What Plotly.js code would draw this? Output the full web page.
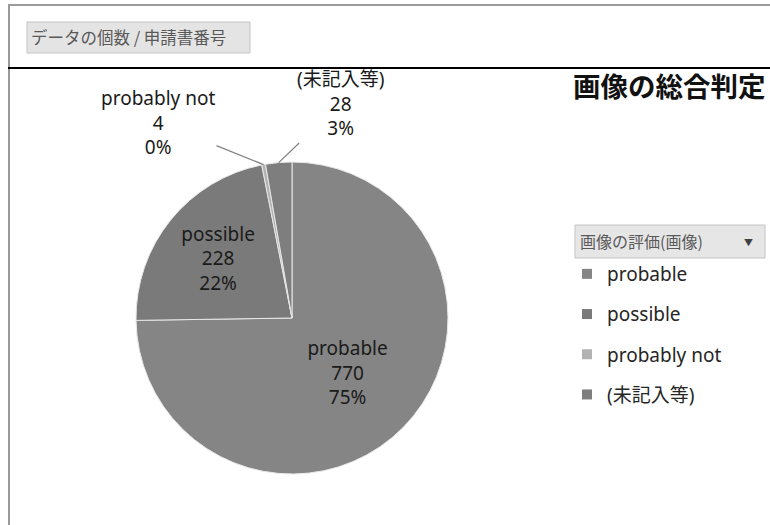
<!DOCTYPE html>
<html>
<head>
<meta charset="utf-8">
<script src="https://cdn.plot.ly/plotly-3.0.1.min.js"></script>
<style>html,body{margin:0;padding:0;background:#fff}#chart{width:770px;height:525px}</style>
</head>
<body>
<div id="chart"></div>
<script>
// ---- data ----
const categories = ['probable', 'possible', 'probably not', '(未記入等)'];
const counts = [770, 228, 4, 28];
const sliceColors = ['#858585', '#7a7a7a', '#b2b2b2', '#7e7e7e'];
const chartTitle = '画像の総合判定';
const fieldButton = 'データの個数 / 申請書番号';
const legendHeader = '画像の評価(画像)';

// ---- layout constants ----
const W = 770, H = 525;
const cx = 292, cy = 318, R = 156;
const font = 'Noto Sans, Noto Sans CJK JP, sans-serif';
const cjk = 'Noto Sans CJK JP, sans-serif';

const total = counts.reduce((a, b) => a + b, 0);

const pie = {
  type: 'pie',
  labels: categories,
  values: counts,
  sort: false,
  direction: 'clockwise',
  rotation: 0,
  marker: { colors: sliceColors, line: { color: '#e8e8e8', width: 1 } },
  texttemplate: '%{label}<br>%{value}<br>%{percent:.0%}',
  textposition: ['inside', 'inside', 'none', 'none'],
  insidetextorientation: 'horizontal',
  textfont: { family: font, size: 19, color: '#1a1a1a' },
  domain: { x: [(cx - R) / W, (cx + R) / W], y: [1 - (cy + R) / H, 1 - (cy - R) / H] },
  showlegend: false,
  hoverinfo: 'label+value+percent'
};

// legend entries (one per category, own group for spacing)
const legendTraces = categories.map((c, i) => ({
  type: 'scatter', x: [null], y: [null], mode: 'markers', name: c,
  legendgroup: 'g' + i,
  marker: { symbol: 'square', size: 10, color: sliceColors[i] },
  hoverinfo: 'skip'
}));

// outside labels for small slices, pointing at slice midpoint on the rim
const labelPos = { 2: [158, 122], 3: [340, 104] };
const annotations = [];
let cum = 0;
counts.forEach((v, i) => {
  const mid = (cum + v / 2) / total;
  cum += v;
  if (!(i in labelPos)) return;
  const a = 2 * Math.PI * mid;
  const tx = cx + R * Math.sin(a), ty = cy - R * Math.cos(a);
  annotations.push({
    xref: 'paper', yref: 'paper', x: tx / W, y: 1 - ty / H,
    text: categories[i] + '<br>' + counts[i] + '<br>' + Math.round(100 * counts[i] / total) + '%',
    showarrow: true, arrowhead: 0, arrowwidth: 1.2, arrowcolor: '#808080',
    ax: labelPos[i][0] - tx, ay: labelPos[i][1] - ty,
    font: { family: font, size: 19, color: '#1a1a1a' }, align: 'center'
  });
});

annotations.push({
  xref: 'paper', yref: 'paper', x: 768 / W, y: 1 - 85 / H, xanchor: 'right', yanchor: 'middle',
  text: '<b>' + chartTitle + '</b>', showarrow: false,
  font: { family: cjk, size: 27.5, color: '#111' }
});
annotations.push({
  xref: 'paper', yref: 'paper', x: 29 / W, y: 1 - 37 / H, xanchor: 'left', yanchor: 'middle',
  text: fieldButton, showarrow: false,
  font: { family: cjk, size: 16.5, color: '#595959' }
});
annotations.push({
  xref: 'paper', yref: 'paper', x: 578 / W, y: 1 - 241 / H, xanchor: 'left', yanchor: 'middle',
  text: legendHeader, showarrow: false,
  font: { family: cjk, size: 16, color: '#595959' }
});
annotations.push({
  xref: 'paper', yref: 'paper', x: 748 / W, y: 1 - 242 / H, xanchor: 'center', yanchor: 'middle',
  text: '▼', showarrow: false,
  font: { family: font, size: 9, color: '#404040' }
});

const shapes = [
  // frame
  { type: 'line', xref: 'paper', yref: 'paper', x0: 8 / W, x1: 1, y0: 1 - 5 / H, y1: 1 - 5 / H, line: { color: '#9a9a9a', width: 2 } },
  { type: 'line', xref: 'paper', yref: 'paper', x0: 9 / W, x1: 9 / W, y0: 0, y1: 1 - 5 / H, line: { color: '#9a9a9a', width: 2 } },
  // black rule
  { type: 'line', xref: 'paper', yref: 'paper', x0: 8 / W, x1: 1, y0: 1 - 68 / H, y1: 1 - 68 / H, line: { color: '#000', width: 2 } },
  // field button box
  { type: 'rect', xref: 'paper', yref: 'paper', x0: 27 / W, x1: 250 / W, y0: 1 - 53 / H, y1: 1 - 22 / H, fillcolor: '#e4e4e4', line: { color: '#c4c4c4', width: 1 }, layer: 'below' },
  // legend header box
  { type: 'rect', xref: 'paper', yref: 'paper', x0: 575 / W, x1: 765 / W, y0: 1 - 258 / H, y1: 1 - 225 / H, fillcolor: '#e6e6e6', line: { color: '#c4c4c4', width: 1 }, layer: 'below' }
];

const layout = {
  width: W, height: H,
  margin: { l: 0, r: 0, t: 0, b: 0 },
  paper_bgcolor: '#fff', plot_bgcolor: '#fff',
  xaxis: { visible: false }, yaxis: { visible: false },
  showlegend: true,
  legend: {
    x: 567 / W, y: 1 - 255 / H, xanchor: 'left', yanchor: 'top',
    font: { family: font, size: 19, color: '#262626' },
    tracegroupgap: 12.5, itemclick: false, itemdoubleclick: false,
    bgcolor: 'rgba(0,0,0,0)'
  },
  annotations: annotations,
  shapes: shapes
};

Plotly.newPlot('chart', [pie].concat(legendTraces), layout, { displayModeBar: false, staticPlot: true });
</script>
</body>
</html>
- - - - -
:: Instructions for the task ::
Write out the lines from the start of the material to the line with "const legendHeader = '画像の評価(画像)';", inclusive and exactly. Skip the pictures.

:: Written reply ::
What Plotly.js code would draw this? Output the full web page.
<!DOCTYPE html>
<html>
<head>
<meta charset="utf-8">
<script src="https://cdn.plot.ly/plotly-3.0.1.min.js"></script>
<style>html,body{margin:0;padding:0;background:#fff}#chart{width:770px;height:525px}</style>
</head>
<body>
<div id="chart"></div>
<script>
// ---- data ----
const categories = ['probable', 'possible', 'probably not', '(未記入等)'];
const counts = [770, 228, 4, 28];
const sliceColors = ['#858585', '#7a7a7a', '#b2b2b2', '#7e7e7e'];
const chartTitle = '画像の総合判定';
const fieldButton = 'データの個数 / 申請書番号';
const legendHeader = '画像の評価(画像)';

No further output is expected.